Short task:
Transcribe every line exactly and omit anything that is a picture.
★ ★ ★ ★
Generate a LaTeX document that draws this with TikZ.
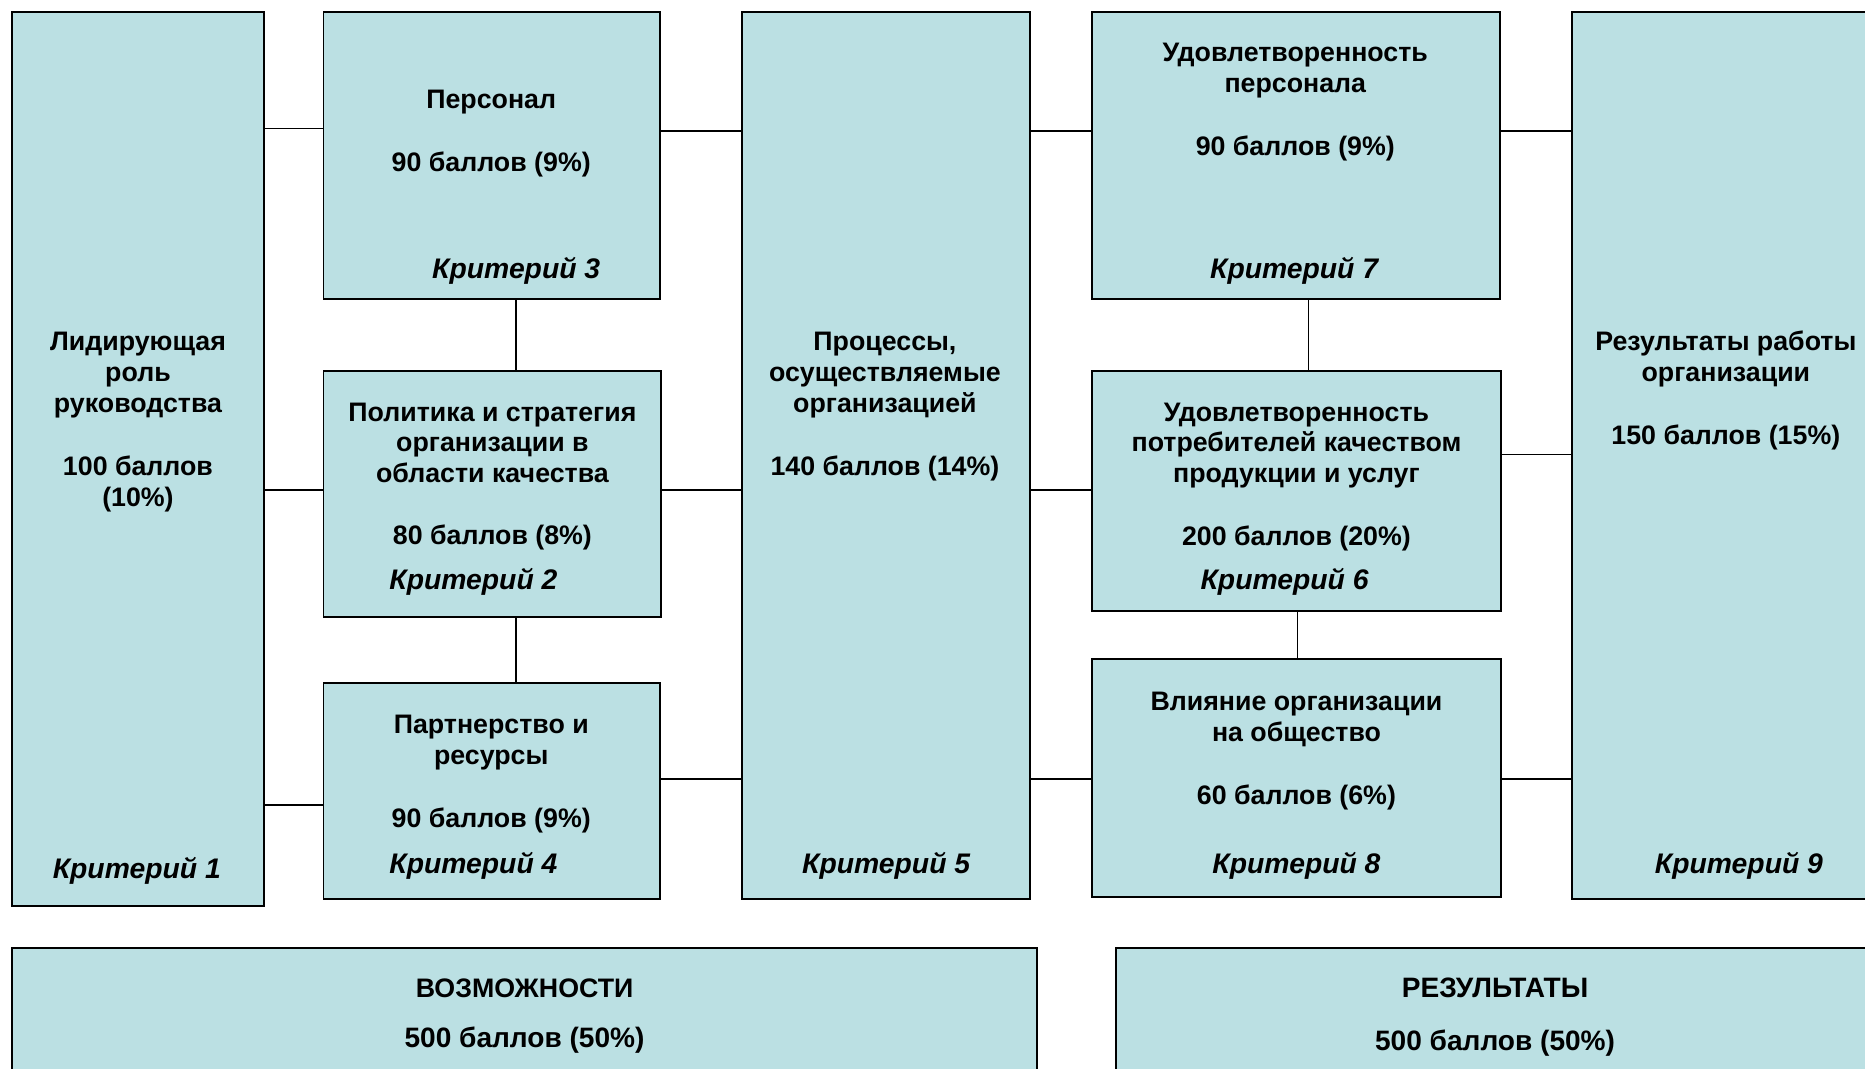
\documentclass[tikz,border=0pt]{standalone}
\usepackage{fontspec}
\setmainfont{Liberation Sans}
\definecolor{boxfill}{RGB}{187,224,227}
\begin{document}
\begin{tikzpicture}[x=1pt,y=-1pt,
  box/.style={draw=black, line width=1.6pt, fill=boxfill, anchor=north west, inner sep=0pt, outer sep=0pt},
  conn/.style={draw=black, line width=1.3pt},
  txt/.style={anchor=base, inner sep=0pt, font=\fontsize{22.5}{26}\selectfont\bfseries},
  bigtxt/.style={anchor=base, inner sep=0pt, font=\fontsize{23.6}{26}\selectfont\bfseries},
  crit/.style={anchor=base, inner sep=0pt, font=\fontsize{23.8}{26}\selectfont\bfseries\itshape}]
\clip (0,0) rectangle (1568,898);
\fill[white] (0,0) rectangle (1568,898);
% boxes
\node[box, minimum width=212, minimum height=752] (b1) at (10,10) {};
\node[box, minimum width=283, minimum height=241] (b3) at (272,10) {};
\node[box, minimum width=284, minimum height=207] (b2) at (272,312) {};
\node[box, minimum width=283, minimum height=182] (b4) at (272,574) {};
\node[box, minimum width=242, minimum height=746] (b5) at (624,10) {};
\node[box, minimum width=343, minimum height=241] (b7) at (918,10) {};
\node[box, minimum width=344, minimum height=202] (b6) at (918,312) {};
\node[box, minimum width=344, minimum height=200] (b8) at (918,554) {};
\node[box, minimum width=300, minimum height=746] (b9) at (1322,10) {};
\node[box, minimum width=862, minimum height=150] (bv) at (10,797) {};
\node[box, minimum width=700, minimum height=150] (br) at (938,797) {};
% connectors
\draw[conn] (b1.east |- 0,108) -- (b3.west |- 0,108);
\draw[conn] (b1.east |- 0,412) -- (b2.west |- 0,412);
\draw[conn] (b1.east |- 0,677) -- (b4.west |- 0,677);
\draw[conn] (b3.east |- 0,110) -- (b5.west |- 0,110);
\draw[conn] (b2.east |- 0,412) -- (b5.west |- 0,412);
\draw[conn] (b4.east |- 0,655) -- (b5.west |- 0,655);
\draw[conn] (b5.east |- 0,110) -- (b7.west |- 0,110);
\draw[conn] (b5.east |- 0,412) -- (b6.west |- 0,412);
\draw[conn] (b5.east |- 0,655) -- (b8.west |- 0,655);
\draw[conn] (b7.east |- 0,110) -- (b9.west |- 0,110);
\draw[conn] (b6.east |- 0,382) -- (b9.west |- 0,382);
\draw[conn] (b8.east |- 0,655) -- (b9.west |- 0,655);
\draw[conn] (b3.south -| 434,0) -- (b2.north -| 434,0);
\draw[conn] (b2.south -| 434,0) -- (b4.north -| 434,0);
\draw[conn] (b7.south -| 1100,0) -- (b6.north -| 1100,0);
\draw[conn] (b6.south -| 1091,0) -- (b8.north -| 1091,0);
% box 1
\node[txt] (t1a) at (116,295) {Лидирующая};
\node[txt] (t1b) at (116,321) {роль};
\node[txt] (t1c) at (116,347) {руководства};
\node[txt] (t1d) at (116,400) {100 баллов};
\node[txt] (t1e) at (116,426) {(10\%)};
\node[crit] (c1) at (115,739) {Критерий 1};
% box 3
\node[txt] (t3a) at (413,91) {Персонал};
\node[txt] (t3b) at (413,144) {90 баллов (9\%)};
\node[crit] (c3) at (434,234) {Критерий 3};
% box 2
\node[txt] (t2a) at (414,354) {Политика и стратегия};
\node[txt] (t2b) at (414,380) {организации в};
\node[txt] (t2c) at (414,406) {области качества};
\node[txt] (t2d) at (414,458) {80 баллов (8\%)};
\node[crit] (c2) at (398,496) {Критерий 2};
% box 4
\node[txt] (t4a) at (413,617) {Партнерство и};
\node[txt] (t4b) at (413,643) {ресурсы};
\node[txt] (t4c) at (413,696) {90 баллов (9\%)};
\node[crit] (c4) at (398,734) {Критерий 4};
% box 5
\node[txt] (t5a) at (744,295) {Процессы,};
\node[txt] (t5b) at (744,321) {осуществляемые};
\node[txt] (t5c) at (744,347) {организацией};
\node[txt] (t5d) at (744,400) {140 баллов (14\%)};
\node[crit] (c5) at (745,734) {Критерий 5};
% box 7
\node[txt] (t7a) at (1089,52) {Удовлетворенность};
\node[txt] (t7b) at (1089,78) {персонала};
\node[txt] (t7c) at (1089,131) {90 баллов (9\%)};
\node[crit] (c7) at (1088,234) {Критерий 7};
% box 6
\node[txt] (t6a) at (1090,354) {Удовлетворенность};
\node[txt] (t6b) at (1090,380) {потребителей качеством};
\node[txt] (t6c) at (1090,406) {продукции и услуг};
\node[txt] (t6d) at (1090,459) {200 баллов (20\%)};
\node[crit] (c6) at (1080,496) {Критерий 6};
% box 8
\node[txt] (t8a) at (1090,597) {Влияние организации};
\node[txt] (t8b) at (1090,623) {на общество};
\node[txt] (t8c) at (1090,676) {60 баллов (6\%)};
\node[crit] (c8) at (1090,734) {Критерий 8};
% box 9
\node[txt] (t9a) at (1451,295) {Результаты работы};
\node[txt] (t9b) at (1451,321) {организации};
\node[txt] (t9c) at (1451,374) {150 баллов (15\%)};
\node[crit] (c9) at (1462,734) {Критерий 9};
% bottom
\node[txt] (tva) at (441,839) {ВОЗМОЖНОСТИ};
\node[bigtxt] (tvb) at (441,881) {500 баллов (50\%)};
\node[bigtxt] (tra) at (1257,839) {РЕЗУЛЬТАТЫ};
\node[bigtxt] (trb) at (1257,883) {500 баллов (50\%)};
\end{tikzpicture}
\end{document}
★ ★ ★ ★
Response to the exercise:
Generate a LaTeX document that draws this with TikZ.
\documentclass[tikz,border=0pt]{standalone}
\usepackage{fontspec}
\setmainfont{Liberation Sans}
\definecolor{boxfill}{RGB}{187,224,227}
\begin{document}
\begin{tikzpicture}[x=1pt,y=-1pt,
  box/.style={draw=black, line width=1.6pt, fill=boxfill, anchor=north west, inner sep=0pt, outer sep=0pt},
  conn/.style={draw=black, line width=1.3pt},
  txt/.style={anchor=base, inner sep=0pt, font=\fontsize{22.5}{26}\selectfont\bfseries},
  bigtxt/.style={anchor=base, inner sep=0pt, font=\fontsize{23.6}{26}\selectfont\bfseries},
  crit/.style={anchor=base, inner sep=0pt, font=\fontsize{23.8}{26}\selectfont\bfseries\itshape}]
\clip (0,0) rectangle (1568,898);
\fill[white] (0,0) rectangle (1568,898);
% boxes
\node[box, minimum width=212, minimum height=752] (b1) at (10,10) {};
\node[box, minimum width=283, minimum height=241] (b3) at (272,10) {};
\node[box, minimum width=284, minimum height=207] (b2) at (272,312) {};
\node[box, minimum width=283, minimum height=182] (b4) at (272,574) {};
\node[box, minimum width=242, minimum height=746] (b5) at (624,10) {};
\node[box, minimum width=343, minimum height=241] (b7) at (918,10) {};
\node[box, minimum width=344, minimum height=202] (b6) at (918,312) {};
\node[box, minimum width=344, minimum height=200] (b8) at (918,554) {};
\node[box, minimum width=300, minimum height=746] (b9) at (1322,10) {};
\node[box, minimum width=862, minimum height=150] (bv) at (10,797) {};
\node[box, minimum width=700, minimum height=150] (br) at (938,797) {};
% connectors
\draw[conn] (b1.east |- 0,108) -- (b3.west |- 0,108);
\draw[conn] (b1.east |- 0,412) -- (b2.west |- 0,412);
\draw[conn] (b1.east |- 0,677) -- (b4.west |- 0,677);
\draw[conn] (b3.east |- 0,110) -- (b5.west |- 0,110);
\draw[conn] (b2.east |- 0,412) -- (b5.west |- 0,412);
\draw[conn] (b4.east |- 0,655) -- (b5.west |- 0,655);
\draw[conn] (b5.east |- 0,110) -- (b7.west |- 0,110);
\draw[conn] (b5.east |- 0,412) -- (b6.west |- 0,412);
\draw[conn] (b5.east |- 0,655) -- (b8.west |- 0,655);
\draw[conn] (b7.east |- 0,110) -- (b9.west |- 0,110);
\draw[conn] (b6.east |- 0,382) -- (b9.west |- 0,382);
\draw[conn] (b8.east |- 0,655) -- (b9.west |- 0,655);
\draw[conn] (b3.south -| 434,0) -- (b2.north -| 434,0);
\draw[conn] (b2.south -| 434,0) -- (b4.north -| 434,0);
\draw[conn] (b7.south -| 1100,0) -- (b6.north -| 1100,0);
\draw[conn] (b6.south -| 1091,0) -- (b8.north -| 1091,0);
% box 1
\node[txt] (t1a) at (116,295) {Лидирующая};
\node[txt] (t1b) at (116,321) {роль};
\node[txt] (t1c) at (116,347) {руководства};
\node[txt] (t1d) at (116,400) {100 баллов};
\node[txt] (t1e) at (116,426) {(10\%)};
\node[crit] (c1) at (115,739) {Критерий 1};
% box 3
\node[txt] (t3a) at (413,91) {Персонал};
\node[txt] (t3b) at (413,144) {90 баллов (9\%)};
\node[crit] (c3) at (434,234) {Критерий 3};
% box 2
\node[txt] (t2a) at (414,354) {Политика и стратегия};
\node[txt] (t2b) at (414,380) {организации в};
\node[txt] (t2c) at (414,406) {области качества};
\node[txt] (t2d) at (414,458) {80 баллов (8\%)};
\node[crit] (c2) at (398,496) {Критерий 2};
% box 4
\node[txt] (t4a) at (413,617) {Партнерство и};
\node[txt] (t4b) at (413,643) {ресурсы};
\node[txt] (t4c) at (413,696) {90 баллов (9\%)};
\node[crit] (c4) at (398,734) {Критерий 4};
% box 5
\node[txt] (t5a) at (744,295) {Процессы,};
\node[txt] (t5b) at (744,321) {осуществляемые};
\node[txt] (t5c) at (744,347) {организацией};
\node[txt] (t5d) at (744,400) {140 баллов (14\%)};
\node[crit] (c5) at (745,734) {Критерий 5};
% box 7
\node[txt] (t7a) at (1089,52) {Удовлетворенность};
\node[txt] (t7b) at (1089,78) {персонала};
\node[txt] (t7c) at (1089,131) {90 баллов (9\%)};
\node[crit] (c7) at (1088,234) {Критерий 7};
% box 6
\node[txt] (t6a) at (1090,354) {Удовлетворенность};
\node[txt] (t6b) at (1090,380) {потребителей качеством};
\node[txt] (t6c) at (1090,406) {продукции и услуг};
\node[txt] (t6d) at (1090,459) {200 баллов (20\%)};
\node[crit] (c6) at (1080,496) {Критерий 6};
% box 8
\node[txt] (t8a) at (1090,597) {Влияние организации};
\node[txt] (t8b) at (1090,623) {на общество};
\node[txt] (t8c) at (1090,676) {60 баллов (6\%)};
\node[crit] (c8) at (1090,734) {Критерий 8};
% box 9
\node[txt] (t9a) at (1451,295) {Результаты работы};
\node[txt] (t9b) at (1451,321) {организации};
\node[txt] (t9c) at (1451,374) {150 баллов (15\%)};
\node[crit] (c9) at (1462,734) {Критерий 9};
% bottom
\node[txt] (tva) at (441,839) {ВОЗМОЖНОСТИ};
\node[bigtxt] (tvb) at (441,881) {500 баллов (50\%)};
\node[bigtxt] (tra) at (1257,839) {РЕЗУЛЬТАТЫ};
\node[bigtxt] (trb) at (1257,883) {500 баллов (50\%)};
\end{tikzpicture}
\end{document}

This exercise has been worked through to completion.